Dismiss Notice
Join Physics Forums Today!
The friendliest, high quality science and math community on the planet! Everyone who loves science is here!

What are the frequency bounds of waves from sine wave additive synthesis?

  1. Nov 7, 2011 #1

    If I can make any number of waves (n) all with the same phase but all within a frequency range of 100-200hz, what are the ranges of frequencies I can make when adding them?

    So would I be able to make a wave with frequency 400hz, or 25hz, using additive synthesis and these constraints? Then, if so, how do I calculate what the exact range I could make is?
  2. jcsd
  3. Nov 7, 2011 #2
    Old frequencies do not beget new frequencies.

    When you add waves of a given frequency, you only get waves of the same frequency.

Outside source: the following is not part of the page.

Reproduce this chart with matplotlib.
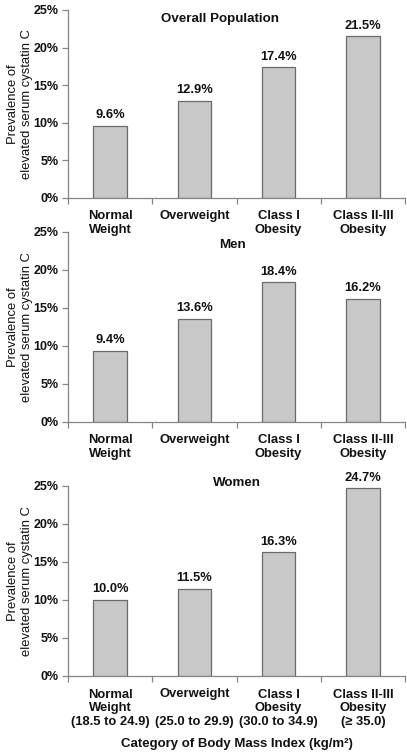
import matplotlib
matplotlib.use("Agg")
import matplotlib.pyplot as plt
from matplotlib.ticker import PercentFormatter, FixedLocator

plt.rcParams['font.family'] = ['Liberation Sans', 'DejaVu Sans']

categories = ["Normal\nWeight", "Overweight", "Class I\nObesity", "Class II-III\nObesity"]
categories_bmi = ["Normal\nWeight\n(18.5 to 24.9)", "Overweight\n\n(25.0 to 29.9)",
                  "Class I\nObesity\n(30.0 to 34.9)", "Class II-III\nObesity\n(\u2265 35.0)"]
overall = [9.6, 12.9, 17.4, 21.5]
men = [9.4, 13.6, 18.4, 16.2]
women = [10.0, 11.5, 16.3, 24.7]
titles = ["Overall Population", "Men", "Women"]
title_y = [23.8, 23.3, 25.4]
title_x = [1.3, 1.45, 1.5]
yticks = [0, 5, 10, 15, 20, 25]

W, H = 407, 755
fig = plt.figure(figsize=(W / 100, H / 100), dpi=100)

panels = [(10, 198), (232, 422), (486, 676)]
series = [overall, men, women]
left, right = 68, 405
axis_col = "#858585"
txt_col = "#111111"

for i, ((top, bot), vals) in enumerate(zip(panels, series)):
    ax = fig.add_axes([left / W, 1 - bot / H, (right - left) / W, (bot - top) / H])
    ax.patch.set_visible(False)
    x = range(len(vals))
    ax.bar(x, vals, width=0.4, color="#c8c8c8", edgecolor="#6a6a6a", linewidth=0.9, zorder=2)
    for xi, v in zip(x, vals):
        ax.text(xi, v + 0.6, f"{v:.1f}%", ha="center", va="bottom", fontsize=9.3,
                fontweight="bold", color=txt_col)
    ax.set_xlim(-0.5, len(vals) - 0.5)
    ax.set_ylim(0, 25)
    ax.set_yticks(yticks)
    ax.yaxis.set_major_formatter(PercentFormatter(decimals=0))
    for s in ["top", "right"]:
        ax.spines[s].set_visible(False)
    for s in ["left", "bottom"]:
        ax.spines[s].set_color(axis_col)
        ax.spines[s].set_linewidth(0.9)
    ax.tick_params(axis="y", direction="out", length=4, color=axis_col, width=0.9,
                   labelsize=9, pad=3, labelcolor=txt_col)
    for lab in ax.get_yticklabels():
        lab.set_fontweight("bold")
    ax.xaxis.set_major_locator(FixedLocator([-0.5, 0.5, 1.5, 2.5, 3.5]))
    ax.xaxis.set_major_formatter(plt.NullFormatter())
    ax.xaxis.set_minor_locator(FixedLocator(list(x)))
    labs = categories_bmi if i == 2 else categories
    ax.set_xticks(list(x), labels=labs, minor=True)
    ax.tick_params(axis="x", which="major", direction="out", length=4, color=axis_col, width=0.9)
    ax.tick_params(axis="x", which="minor", length=0, pad=9, labelsize=9.4, labelcolor=txt_col)
    for lab in ax.get_xticklabels(minor=True):
        lab.set_fontweight("bold")
        lab.set_linespacing(1.2)
    ax.text(title_x[i], title_y[i], titles[i], ha="center", va="center", fontsize=9.6,
            fontweight="bold", color=txt_col)
    ax.set_ylabel("Prevalence of\nelevated serum cystatin C", fontsize=9.4, color=txt_col,
                  linespacing=1.15)
    ax.yaxis.set_label_coords(-0.105, 0.5)
    if i == 2:
        ax.set_xlabel("Category of Body Mass Index (kg/m\u00b2)", fontsize=9.5,
                      fontweight="bold", color=txt_col, labelpad=7)

fig.savefig("out.png", dpi=100)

It's like adding complex numbers. It's just the phase factor that counts.

    How do you make sense of frequency? Fourier transform. Fourier transform is linear. So, if you add two functions, you add the Fourier transforms to see what happens in the frequency domain. If some frequency component is zero for two functions, then it will be zero for their sum. Addition doesn't give you any new frequencies.

    So if you start with a frequency range of 100-200hz, by adding things, you stay within 100-200hz.
  4. Nov 7, 2011 #3
    Oh, you made it clear with the fourier transform sections being 0. I knew you could make a square wave with infinity frequencies added but I guess the frequency of that saw is just the lowest frequency added in the sum. Thanks for the response.